Limitations & Future Work

  • Reliance on Extrinsics and Sync: The method assumes known intrinsics, COLMAP-estimated extrinsics, and hardware time synchronization. The impact of extrinsic or sync errors on triangulation was not fully explored.
  • Foundation Model Dependency: Cross-camera matching, in-camera tracking, and depth rely on off-the-shelf models; the overall performance ceiling is capped by these models' performance under large motion/occlusion.
  • Data Scale: LetCamsGo is relatively small (5 sequences, 3 cameras). Generalization to more cameras or complex environments remains to be verified.
  • Optimization vs.
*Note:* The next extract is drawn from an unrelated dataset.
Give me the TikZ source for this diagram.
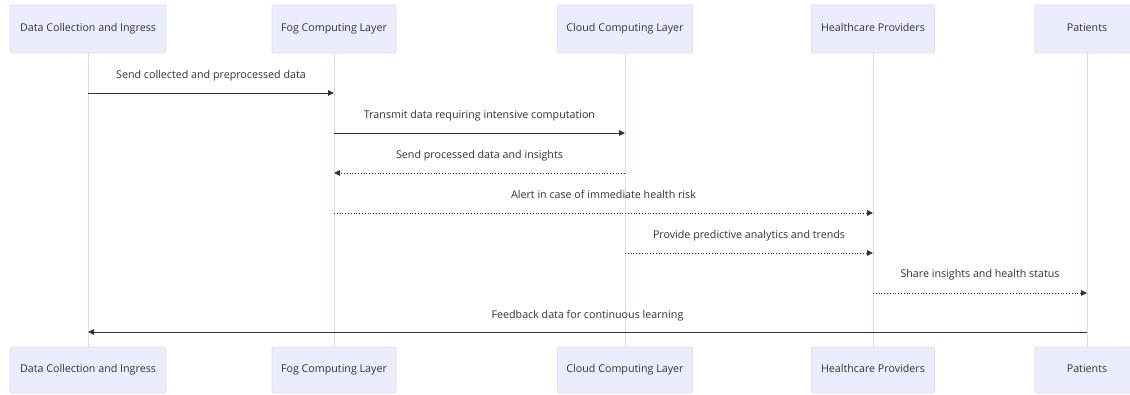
\documentclass[tikz,border=0pt]{standalone}
\usepackage{fontspec}
\setmainfont{Open Sans}
\usetikzlibrary{arrows.meta}
\definecolor{boxfill}{HTML}{ECECFF}
\definecolor{boxline}{HTML}{DCDCF4}
\definecolor{lifeline}{HTML}{DCD8F0}
\definecolor{txt}{HTML}{333333}
\begin{document}
\begin{tikzpicture}[x=1pt,y=-1pt,
  actor/.style={draw=boxline,fill=boxfill,line width=0.8pt,rounded corners=1.5pt,minimum height=48pt,inner sep=0pt,text=txt,font=\fontsize{10.7}{12}\selectfont,text height=8pt,text depth=2.6pt},
  life/.style={draw=lifeline,line width=1pt},
  msg/.style={draw=txt,line width=1pt,-{Triangle[length=6pt,width=5.5pt]}},
  reply/.style={msg,line width=1pt,dash pattern=on 1pt off 1.8pt},
  lbl/.style={text=txt,font=\fontsize{10.7}{12}\selectfont,inner sep=0pt,text height=8pt,text depth=2.6pt}]
\useasboundingbox (0,0) rectangle (1130,394);
\fill[white] (0,0) rectangle (1130,394);
% lifelines
\draw[life] (88,53) -- (88,347);
\draw[life] (334,53) -- (334,347);
\draw[life] (625,53) -- (625,347);
\draw[life] (873,53) -- (873,347);
\draw[life] (1087,53) -- (1087,347);
% top actors
\node[actor,minimum width=156pt] (ta) at (88,29) {Data Collection and Ingress};
\node[actor,minimum width=124pt] (tb) at (334,29) {Fog Computing Layer};
\node[actor,minimum width=135pt] (tc) at (625,29) {Cloud Computing Layer};
\node[actor,minimum width=123pt] (td) at (873,29) {Healthcare Providers};
\node[actor,minimum width=104pt] (te) at (1087,29) {Patients};
% bottom actors
\node[actor,minimum width=156pt,minimum height=46pt] (ba) at (88,370) {Data Collection and Ingress};
\node[actor,minimum width=124pt,minimum height=46pt] (bb) at (334,370) {Fog Computing Layer};
\node[actor,minimum width=135pt,minimum height=46pt] (bc) at (625,370) {Cloud Computing Layer};
\node[actor,minimum width=123pt,minimum height=46pt] (bd) at (873,370) {Healthcare Providers};
\node[actor,minimum width=104pt,minimum height=46pt] (be) at (1087,370) {Patients};
% message rows
\foreach \i/\y in {1/93,2/133,3/173,4/213,5/253,6/293,7/332}{
  \coordinate (y\i) at (0,\y);
}
\draw[msg] (ta |- y1) -- (tb |- y1) node[lbl,midway,yshift=17pt] (l1) {Send collected and preprocessed data};
\draw[msg] (tb |- y2) -- (tc |- y2) node[lbl,midway,yshift=17pt] (l2) {Transmit data requiring intensive computation};
\draw[reply] (tc |- y3) -- (tb |- y3) node[lbl,midway,yshift=17pt] (l3) {Send processed data and insights};
\draw[reply] (tb |- y4) -- (td |- y4) node[lbl,midway,yshift=17pt] (l4) {Alert in case of immediate health risk};
\draw[reply] (tc |- y5) -- (td |- y5) node[lbl,midway,yshift=17pt] (l5) {Provide predictive analytics and trends};
\draw[reply] (td |- y6) -- (te |- y6) node[lbl,midway,yshift=18pt] (l6) {Share insights and health status};
\draw[msg] (te |- y7) -- (ta |- y7) node[lbl,midway,yshift=16pt] (l7) {Feedback data for continuous learning};
\end{tikzpicture}
\end{document}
Feed-forward: Like MoSca, this requires per-scene optimization and lacks real-time reconstruction capabilities.
  • Future Directions: Jointly optimizing camera poses and initialization, introducing weighting robust to triangulation noise, or distilling this multi-view consistency into feed-forward models.
  • vs MoSca (Monocular SOTA, current backbone): MoSca is designed for monocular use and relies on monocular depth for initialization. This paper keeps its deformation mechanism but replaces initialization entirely.
  • vs FTGS (Dense Fixed SOTA): FTGS relies on flexible Gaussian deformations but lacks explicit long-range temporal modeling, leading to blurring in fast motion. This paper integrates information across all timestamps, resulting in sharper reconstructions and better LPIPS.
  • vs D3DGS (Monocular without Priors): D3DGS uses deformation MLPs without priors, which fails to capture fine-grained dynamics or large global motions. This confirms that spatio-temporal views alone are insufficient; a flexible motion field combined with strong initialization is essential.
  • Insight: When a new acquisition setting breaks existing methods, diagnostic experiments to locate the failure (representation, supervision, or initialization) can lead to minimal yet high-impact solutions.

Rating

  • Novelty: ⭐⭐⭐⭐ Systematizes a practical but overlooked setting; the "spatial-then-temporal" initialization is simple and effective.
  • Experimental Thoroughness: ⭐⭐⭐⭐ Solid benchmark and ablations; however, the dataset scale is small.
  • Writing Quality: ⭐⭐⭐⭐ Clear logical flow from motivation to diagnosis to method.
  • Value: ⭐⭐⭐⭐ Provides a feasible path for low-cost "in-the-wild" 4D reconstruction.